The idea that agile and waterfall can, in a way, be combined has given birth to “hybrid agile.”
Depending on who you ask, hybrid agile either takes the best or the worst from both worlds and merges them in a semi-linear, semi-iterative approach where:
- A plan for a long timebox (usually several quarters or years, with a preference for the shorter timescale) is made in a linear and sequential way;
- The plan is delivered using an iterative and incremental approach.
Some organizations use hybrid agile as the first step to transition to agile. Simply said, hybrid agile could be the set of “training wheels” that your company needs to take the leap to strategizing and delivering in agile ways.
Other organizations use hybrid agile to bid and deliver on fixed-price projects in an agile way. This approach is common among government contractors who need to determine the scope of their projects before they start, but want to benefit from the efficiency gains of agile delivery toward a known product backlog.

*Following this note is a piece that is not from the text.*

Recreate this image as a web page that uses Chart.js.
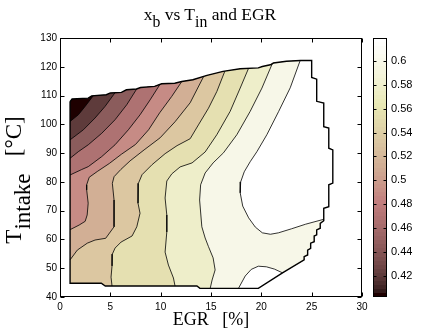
<!DOCTYPE html>
<html>
<head>
<meta charset="utf-8">
<script src="https://cdn.jsdelivr.net/npm/chart.js@4/dist/chart.umd.min.js"></script>
<style>
  body { margin: 0; background: #fff; }
  #wrap { position: relative; width: 424px; height: 335px; font-family: 'Liberation Serif', 'Times New Roman', serif; color: #000; }
  canvas { position: absolute; top: 0; }
  #main { left: 0; }
  #cbar { left: 364px; }
  .lbl { position: absolute; white-space: pre; text-align: center; line-height: 20px; height: 20px; }
  .lbl sub { font-size: 0.9em; vertical-align: -0.42em; line-height: 0; }
  #title { left: -2px; width: 424px; top: 4px; font-size: 17.5px; }
  #xlab { left: -1px; width: 424px; top: 309px; font-size: 18px; }
  #ylab { left: -86px; top: 170px; width: 200px; font-size: 23px; transform: rotate(-90deg); }
  #ylab sub { font-size: 1em; vertical-align: -0.38em; }
</style>
</head>
<body>
<div id="wrap">
  <canvas id="main" width="424" height="335"></canvas>
  <canvas id="cbar" width="60" height="335"></canvas>
  <div id="title" class="lbl">x<sub>b</sub> vs T<sub>in</sub> and EGR</div>
  <div id="xlab" class="lbl">EGR   [%]</div>
  <div id="ylab" class="lbl">T<sub>intake</sub>   [°C]</div>
</div>
<script>
// axis ticks
const xTicks = [0, 5, 10, 15, 20, 25, 30];
const yTicks = [40, 50, 60, 70, 80, 90, 100, 110, 120, 130];
const cbTicks = [0.42, 0.44, 0.46, 0.48, 0.5, 0.52, 0.54, 0.56, 0.58, 0.6];
const cbLimits = [0.4025, 0.619];
const levels = [0.42, 0.44, 0.46, 0.48, 0.5, 0.52, 0.54, 0.56, 0.58, 0.6];

// measured operating region [EGR %, T intake °C], clockwise from top-left
const domainEdge = [
  [1, 107.9], [1.2, 108.8], [2.8, 109.1], [3.15, 109.9], [4.6, 110.3], [5.0, 110.9],
  [6.1, 111.1], [6.6, 112.0], [7.6, 112.3], [8.0, 112.8], [9.4, 113.2], [10.1, 114.1],
  [11.4, 114.3], [12.1, 114.9], [13.2, 115.5], [14.6, 117.0], [16.2, 118.4], [17.9, 119.3],
  [19.7, 119.6], [20.1, 120.1], [20.9, 120.7], [21.2, 121.3], [22.5, 121.9], [23.9, 122.2],
  [25.0, 122.2], [25.0, 116.3], [25.5, 115.7], [25.5, 108.0], [26.2, 107.4], [26.2, 99.2],
  [26.7, 98.7], [26.7, 91.7], [27.1, 91.1], [27.1, 79.6], [26.7, 79.0], [26.7, 71.4],
  [26.2, 70.8], [26.2, 66.5], [25.85, 65.6], [25.85, 63.9], [25.5, 63.3], [25.5, 61.6],
  [25.25, 61.2], [25.25, 59.2], [24.9, 58.7], [24.9, 56.9], [24.6, 56.3], [24.6, 54.6],
  [24.25, 54.0], [24.25, 52.9], [22.1, 48.4], [19.7, 43.0], [13.9, 43.0], [13.6, 43.8],
  [4.5, 43.8], [4.1, 44.8], [1, 44.8]
];

// contour lines of x_b, high side on the left of the direction of travel
const c042 = [[3.31, 109.9], [2.49, 106.2], [1.82, 103.3], [1, 101.0]];
const c044 = [[5.47, 110.9], [4.47, 106.2], [3.48, 102.2], [2.32, 98.1], [1, 94.6]];
const c046 = [[7.63, 112.3], [6.63, 106.8], [5.47, 101.6], [4.15, 96.9], [2.81, 92.9], [1.82, 90.5], [1, 88.2]];
const c048 = [[9.94, 113.8], [8.95, 108.5], [7.95, 103.3], [6.79, 98.1], [5.47, 92.9], [4.15, 88.8],
  [2.81, 85.3], [2.16, 84.3], [1, 82.4]];
const c050 = [[12.1, 114.9], [11.1, 109.7], [9.9, 104.0], [8.8, 98.1], [7.5, 93.0], [6.1, 89.6],
  [4.9, 86.4], [3.7, 83.6], [2.9, 81.6], [2.65, 79.0], [2.65, 77.2], [2.8, 72.6], [2.7, 68.5],
  [2.5, 66.3], [1.9, 65.0], [1, 63.4]];
const c052 = [[14.25, 116.9], [12.93, 107.5], [11.43, 100.9], [9.94, 95.3], [8.35, 91.1], [6.96, 87.3],
  [6.04, 84.3], [5.37, 81.8], [5.2, 79.5], [5.37, 73.7], [5.37, 64.4], [4.54, 60.4], [3.48, 59.8],
  [2.71, 58.7], [1.72, 56.3], [1, 52.9]];
const c054 = [[16.41, 117.8], [15.58, 111.4], [14.75, 105.6], [13.75, 99.8], [12.93, 95.0], [11.63, 92.6],
  [10.44, 89.8], [9.15, 86.0], [8.15, 82.5], [7.79, 79.5], [7.75, 72.6], [7.95, 69.1], [7.63, 64.4],
  [7.16, 61.2], [6.07, 59.1], [5.47, 57.0], [5.2, 54.9], [5.17, 50.8], [5.07, 46.9], [5.17, 43.8]];
const c056 = [[18.72, 120.0], [17.9, 112.6], [16.9, 104.5], [15.58, 96.4], [14.42, 90.4], [13.12, 86.6],
  [11.93, 85.2], [11.11, 82.8], [10.61, 80.3], [10.44, 74.4], [10.61, 68.5], [10.61, 62.6],
  [10.44, 55.6], [10.77, 51.1], [11.27, 46.6], [11.43, 43.6]];
const c058 = [[21.05, 121.3], [20.06, 112.6], [18.89, 104.5], [17.57, 96.4], [16.24, 90.1], [15.21, 86.6],
  [14.42, 83.1], [13.97, 79.0], [13.87, 73.7], [14.09, 64.4], [14.42, 60.5], [14.75, 57.5],
  [15.21, 53.6], [15.41, 49.4], [15.11, 45.9], [14.92, 43.0]];
const c060a = [[23.86, 122.2], [22.87, 112.7], [21.71, 104.4], [20.55, 96.4], [19.56, 90.5], [18.89, 87.0],
  [18.3, 83.5], [17.95, 80.0], [17.9, 76.2], [18.15, 71.6], [18.74, 67.5], [19.4, 64.3], [20.1, 62.3],
  [20.9, 61.8], [21.7, 62.3], [23.0, 63.7], [24.4, 65.3], [26.05, 67.0]];
const c060b = [[22.1, 48.4], [21.3, 49.7], [20.5, 50.5], [19.7, 50.7], [19.0, 49.6], [18.4, 47.3], [17.73, 43.0]];

const contours = [[c042], [c044], [c046], [c048], [c050], [c052], [c054], [c056], [c058], [c060a, c060b]];
const bandColors = ['#1e0000', '#5e3b3b', '#8b5c5c', '#ae7272', '#c68b85', '#d2af95',
  '#dcc7a1', '#e5e0b1', '#eeeeca', '#f7f7e8', '#ffffff'];

Chart.defaults.font.family = "'Liberation Sans', Arial, sans-serif";
Chart.defaults.color = '#000';

// nearest point on the region edge (rough px scale for the search only)
function nearestEdge(p) {
  const sx = 10, sy = 2.87, n = domainEdge.length;
  let best = null;
  for (let i = 0; i < n; i++) {
    const a = domainEdge[i], b = domainEdge[(i + 1) % n];
    const dx = (b[0] - a[0]) * sx, dy = (b[1] - a[1]) * sy;
    const len = dx * dx + dy * dy;
    let t = len ? (((p[0] - a[0]) * sx) * dx + ((p[1] - a[1]) * sy) * dy) / len : 0;
    t = Math.max(0, Math.min(1, t));
    const q = [a[0] + t * (b[0] - a[0]), a[1] + t * (b[1] - a[1])];
    const d = ((p[0] - q[0]) * sx) ** 2 + ((p[1] - q[1]) * sy) ** 2;
    if (!best || d < best.d) best = { i, t, d, q };
  }
  return best;
}

function snapLine(line) {
  const s = nearestEdge(line[0]), e = nearestEdge(line[line.length - 1]);
  return { pts: [s.q, ...line.slice(1, -1), e.q], s, e };
}

// region where x_b is above the contour level
function regionAbove(line) {
  const { pts, s, e } = snapLine(line);
  const n = domainEdge.length, ring = pts.slice();
  let i = e.i;
  if (e.i !== s.i || e.t < s.t) {
    do { ring.push(domainEdge[i]); i = (i - 1 + n) % n; } while (i !== s.i);
  }
  ring.push(ring[0]);
  return ring;
}

const toXY = pts => pts.map(p => ({ x: p[0], y: p[1] }));

function areaSet(pts, color, order) {
  return { data: toXY(pts), showLine: true, fill: 'shape', backgroundColor: color,
    borderWidth: 0, borderColor: 'rgba(0,0,0,0)', pointRadius: 0, order };
}
function lineSet(pts, width, order) {
  return { data: toXY(pts), showLine: true, fill: false, borderColor: '#000',
    borderWidth: width, pointRadius: 0, order };
}

const datasets = [];
const domainRing = domainEdge.concat([domainEdge[0]]);
datasets.push(areaSet(domainRing, bandColors[0], 100));
contours.forEach((segs, k) => segs.forEach(seg => datasets.push(areaSet(regionAbove(seg), bandColors[k + 1], 99 - k))));
contours.forEach(segs => segs.forEach(seg => datasets.push(lineSet(snapLine(seg).pts, 0.8, 2))));
datasets.push(lineSet(domainRing, 1.4, 1));

// MATLAB-like box with inward ticks
const axesBox = {
  id: 'axesBox',
  afterDraw(chart, args, opts) {
    const { ctx, chartArea: a, scales } = chart;
    const L = Math.round(a.left) + 0.5, R = Math.round(a.right) - 0.5;
    const T = Math.round(a.top) + 0.5, B = Math.round(a.bottom) - 0.5;
    const len = opts.len || 4;
    ctx.save();
    ctx.strokeStyle = '#000';
    ctx.lineWidth = 1;
    ctx.strokeRect(L, T, R - L, B - T);
    ctx.beginPath();
    if (opts.xTicks !== false) {
      scales.x.ticks.forEach(t => {
        const px = Math.round(scales.x.getPixelForValue(t.value)) + 0.5;
        ctx.moveTo(px, B); ctx.lineTo(px, B - len);
        ctx.moveTo(px, T); ctx.lineTo(px, T + len);
      });
    }
    scales.y.ticks.forEach(t => {
      const py = Math.round(scales.y.getPixelForValue(t.value)) + 0.5;
      ctx.moveTo(L, py); ctx.lineTo(L + len, py);
      ctx.moveTo(R, py); ctx.lineTo(R - len, py);
    });
    ctx.stroke();
    ctx.restore();
  }
};

new Chart(document.getElementById('main'), {
  type: 'scatter',
  data: { datasets },
  options: {
    responsive: false,
    animation: false,
    layout: { padding: { left: 0, top: 38, right: 62, bottom: 0 } },
    plugins: { legend: { display: false }, tooltip: { enabled: false }, axesBox: { len: 4 } },
    scales: {
      x: {
        type: 'linear', min: 0, max: 30,
        grid: { display: false, drawTicks: false }, border: { display: false },
        afterBuildTicks: s => { s.ticks = xTicks.map(v => ({ value: v })); },
        afterFit: s => { s.height = 38; },
        ticks: { padding: 4, font: { size: 10 }, maxRotation: 0 }
      },
      y: {
        type: 'linear', min: 40, max: 130,
        grid: { display: false, drawTicks: false }, border: { display: false },
        afterBuildTicks: s => { s.ticks = yTicks.map(v => ({ value: v })); },
        afterFit: s => { s.width = 60; },
        ticks: { padding: 3, font: { size: 10 } }
      }
    }
  },
  plugins: [axesBox]
});

// MATLAB "pink" colormap, 64 entries
function pinkMap(i) {
  const m = 64, n = 24, g = i / (m - 1);
  const hr = i < n ? (i + 1) / n : 1;
  const hg = i < n ? 0 : (i < 2 * n ? (i + 1 - n) / n : 1);
  const hb = i < 2 * n ? 0 : (i + 1 - 2 * n) / (m - 2 * n);
  const c = h => Math.round(255 * Math.sqrt((2 * g + h) / 3));
  return 'rgb(' + c(hr) + ',' + c(hg) + ',' + c(hb) + ')';
}

new Chart(document.getElementById('cbar'), {
  type: 'bar',
  data: {
    labels: [''],
    datasets: [{
      data: [cbLimits],
      borderWidth: 0,
      barPercentage: 1,
      categoryPercentage: 1,
      backgroundColor: c => {
        const a = c.chart.chartArea;
        if (!a) return '#000';
        const gr = c.chart.ctx.createLinearGradient(0, a.bottom, 0, a.top);
        for (let i = 0; i < 64; i++) {
          gr.addColorStop(i / 64, pinkMap(i));
          gr.addColorStop((i + 1) / 64, pinkMap(i));
        }
        return gr;
      }
    }]
  },
  options: {
    responsive: false,
    animation: false,
    layout: { padding: { left: 9, top: 38, right: 0, bottom: 38 } },
    plugins: { legend: { display: false }, tooltip: { enabled: false }, axesBox: { xTicks: false, len: 3 } },
    scales: {
      x: { display: false },
      y: {
        position: 'right', min: cbLimits[0], max: cbLimits[1],
        grid: { display: false, drawTicks: false }, border: { display: false },
        afterBuildTicks: s => { s.ticks = cbTicks.map(v => ({ value: v })); },
        afterFit: s => { s.width = 37; },
        ticks: { padding: 4, font: { size: 11 }, callback: v => String(+v.toFixed(2)) }
      }
    }
  },
  plugins: [axesBox]
});
</script>
</body>
</html>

I’ve heard stories of organizations that run waterfall and agile projects in parallel to deliver complex programs. Every now and then, the timelines of these projects meet in the form of milestones/deadlines for waterfall and target/delivery dates for agile. As long as the waterfall teams communicate their critical-path dependencies as highest-value and the agile teams work on them first, a small number of people I know claim that this hybrid system can work really well.
The Bottom Line
Can agile and waterfall co-exist?
Whether die-hard fans of the Project Management Book of Knowledge (PMBOK) and agile purists who swear by the Manifesto for Agile Software Development like to admit it or not, agile and waterfall co-exist in many organizations today.
The questions that organizations, leaders, teams, and individuals should be asking instead is, “What makes that necessary?” and “How can we make this work?” There’s no one-size-fits-all approach to organizational management, and this level of introspection will help you determine how to approach solving the challenge for your organization’s unique and specific case.